A former star prosecutor who admitted providing sensitive information to Orange County's biggest methamphetamine dealer was released from custody Monday after almost three years of imprisonment.
Bryan Ray Kazarian, 37, left federal court in Santa Ana on Monday evening to cheers and hugs from more than 60 friends and relatives. Kazarian, who wept as he hugged his wife, Tanya, had been held in an undisclosed prison because authorities feared he might become a target of the drug dealer or others. On at least one occasion, he was attacked by a gang member, his lawyer said.
Kazarian is the first Orange County prosecutor convicted of a crime in 30 years. Although the State Bar of California has classified Kazarian as "not entitled to practice law," the former prosecutor has appealed that decision.

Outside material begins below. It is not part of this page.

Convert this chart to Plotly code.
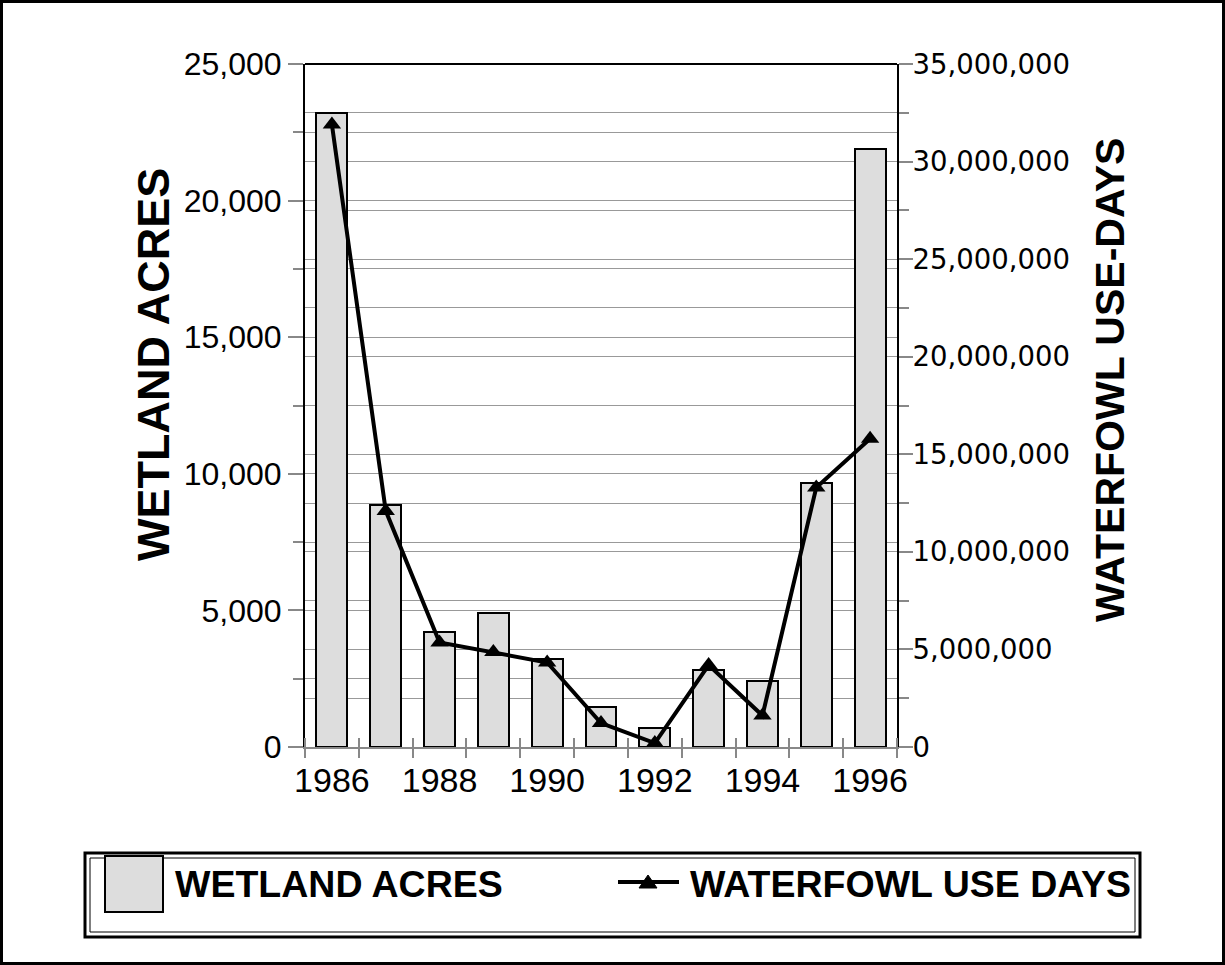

Kazarian's colleagues described him as a successful gang prosecutor. He came under suspicion when authorities discovered his friendship with John David Ward, a high-rolling gambler and head of a large methamphetamine ring based in California and Hawaii. U.S. attorneys described him as the county's biggest methamphetamine dealer.
Kazarian allegedly accepted free trips to Las Vegas in exchange for providing Ward with information about investigations involving the drug ring. After becoming suspicious of Kazarian, the district attorney's office created fictitious information about a nonexistent informant in the Ward case to see if Kazarian would leak it. He did.
In 1999, Kazarian was charged after authorities recorded incriminating cell phone conversations between him and Ward.
Kazarian pleaded guilty to a single federal drug-trafficking conspiracy charge and agreed to provide key testimony at Ward's trial. After a long trial at which Kazarian testified for an entire day, Ward was convicted on multiple counts of narcotics violations and money laundering. He was sentenced in February to life in prison without possibility of parole.
Authorities had wanted to wait until after Ward's trial to sentence Kazarian, who was held in custody because of fears that he was a flight risk.
On Monday, Kazarian appeared in shackles before U.S. District Judge Gary L. Taylor for sentencing. Assistant U.S. Atty. James Spertus said Kazarian had already served the slightly more than three-year sentence prosecutors had recommended.
The former prosecutor said he regretted his misconduct. "I'm deeply remorseful for abusing my position of trust," Kazarian said. "I let John Ward manipulate me.... I never had any intent to harm anyone in my office or anyone in law enforcement. For those who think I put them in danger, I apologize to them."
Kazarian says he was duped by Ward and didn't initially realize he was a drug dealer.